Dust deposition on photovoltaic (PV) panels significantly reduces light transmittance and power conversion efficiency. Therefore, real-time dust detection systems are crucial for proactive cleaning and maintenance to improve light absorption and the operational efficiency of PV systems. This paper developed an end-to-end PV dust detection model, DVNET, based on light transmittance estimation. The model quantifies the dust density on PV panels using image processing to estimate light transmittance and determine optimal cleaning strategies. The DVNET architecture captures the mapping relationship between light transmittance and dust density. The model calculates the light transmittance of dusty images, enabling a quantitative assessment of dust deposition. Images are acquired and preprocessed to eliminate noise and irrelevant information and obtain optimal model training conditions. Experiments are conducted to evaluate model performance.
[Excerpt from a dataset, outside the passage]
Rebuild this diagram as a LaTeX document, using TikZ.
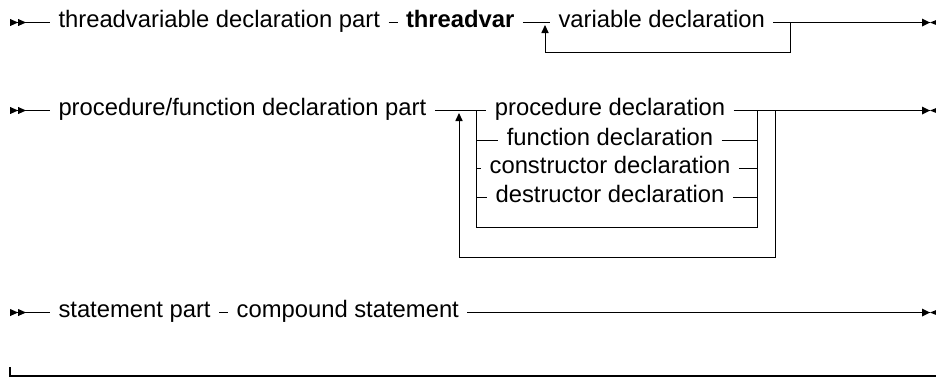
\documentclass[tikz,border=0pt]{standalone}
\usepackage{fontspec}
\setmainfont{Liberation Sans}
\usetikzlibrary{arrows.meta,positioning}

\newcommand\startmark[1]{\fill ([yshift=1.8pt]#1) -- ([xshift=4pt]#1) -- ([yshift=-1.8pt]#1) -- cycle
  ([xshift=4pt,yshift=1.8pt]#1) -- ([xshift=8pt]#1) -- ([xshift=4pt,yshift=-1.8pt]#1) -- cycle;}
\newcommand\stopmark[1]{\fill ([xshift=-4pt,yshift=2pt]#1) -- (#1) -- ([xshift=-4pt,yshift=-2pt]#1) -- cycle
  (#1) -- ([xshift=4pt,yshift=1.6pt]#1) -- ([xshift=4pt,yshift=-1.6pt]#1) -- cycle;}

\begin{document}
\begin{tikzpicture}[x=0.5pt,y=-0.5pt,line width=0.5pt,>={Triangle[length=4pt,width=3.6pt]},
  every node/.style={font=\fontsize{11.9}{14}\selectfont,inner xsep=4pt,inner ysep=2pt},
  kw/.style={font=\fontsize{11.9}{14}\selectfont\bfseries}]
\useasboundingbox (0,0) rectangle (936,377);

% threadvar part
\coordinate (s1) at (10,22.5);
\node[anchor=mid west] (tdp) at (50,22.5) {threadvariable declaration part};
\node[kw,right=4.5pt of tdp.mid east,anchor=mid west] (thv) {threadvar};
\node[anchor=mid west] (var) at (550,22.5) {variable declaration};
\coordinate (j1) at (545,25);
\coordinate (k1) at (790,22.5);
\coordinate (e1) at (930,22.5);
\draw (s1) -- (tdp.mid west);
\draw (tdp.mid east) -- (thv.mid west);
\draw (thv.mid east) -- (var.mid west);
\draw (var.mid east) -- (e1);
\draw[->] (k1) -- ++(0,29.5) -| (j1);
\startmark{s1}
\stopmark{e1}

% procedure/function part
\coordinate (s2) at (10,110.5);
\node[anchor=mid west] (pfd) at (50,110.5) {procedure/function declaration part};
\node[anchor=mid] (proc) at (610,110.5) {procedure declaration};
\node[anchor=mid] (func) at (610,140) {function declaration};
\node[anchor=mid] (cons) at (610,168.5) {constructor declaration};
\node[anchor=mid] (dest) at (610,197) {destructor declaration};
\coordinate (cl) at (476,110.5);
\coordinate (cr) at (757,110.5);
\coordinate (k2) at (775,110.5);
\coordinate (j2) at (459,113);
\coordinate (e2) at (930,110.5);
\draw (s2) -- (pfd.mid west);
\draw (pfd.mid east) -- (cl) -- (proc.mid west);
\draw (proc.mid east) -- (cr) -- (e2);
\draw (cl) -- ++(0,116.5) -| (cr);
\foreach \alt in {func,cons,dest} {
  \draw (cl |- \alt.mid) -- (\alt.mid west);
  \draw (\alt.mid east) -- (cr |- \alt.mid);
}
\draw[->] (k2) -- ++(0,146.5) -| (j2);
\startmark{s2}
\stopmark{e2}

% statement part
\coordinate (s3) at (10,312.5);
\node[anchor=mid west] (sp) at (50,312.5) {statement part};
\node[right=4.5pt of sp.mid east,anchor=mid west] (cs) {compound statement};
\coordinate (e3) at (930,312.5);
\draw (s3) -- (sp.mid west);
\draw (sp.mid east) -- (cs.mid west);
\draw (cs.mid east) -- (e3);
\startmark{s3}
\stopmark{e3}

% closing rule
\coordinate (b0) at (10,376);
\coordinate (b1) at (936,376);
\draw[line width=0.65pt] ([yshift=4.5pt]b0) -- (b0) -- (b1);
\end{tikzpicture}
\end{document}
The results indicate that the proposed model accurately estimates light transmittance using images of PV panels and generates transmittance maps to visualize the dust distribution on the panel surfaces. DVNET outperforms five benchmark models, achieving the lowest mean square error (MSE) of 0.00044. The performances of the squeeze-and-excitation block (SEBlock) module, the convolutional block attention module (CBAM), and the multiply-add-combine (MAC) attention mechanism are evaluated. The experimentally determined relative error (RE) is below 0.03 for uniform and non-uniform transmittance. The observed and predicted correlations between dust deposition and transmittance are highly similar for PV panels with different dust densities, demonstrating the model's applicability in real-world scenarios. The experiment demonstrated that the DVNET model exhibits low computational resource consumption, fast training time, as well as remarkable scalability and computational performance on large-scale datasets.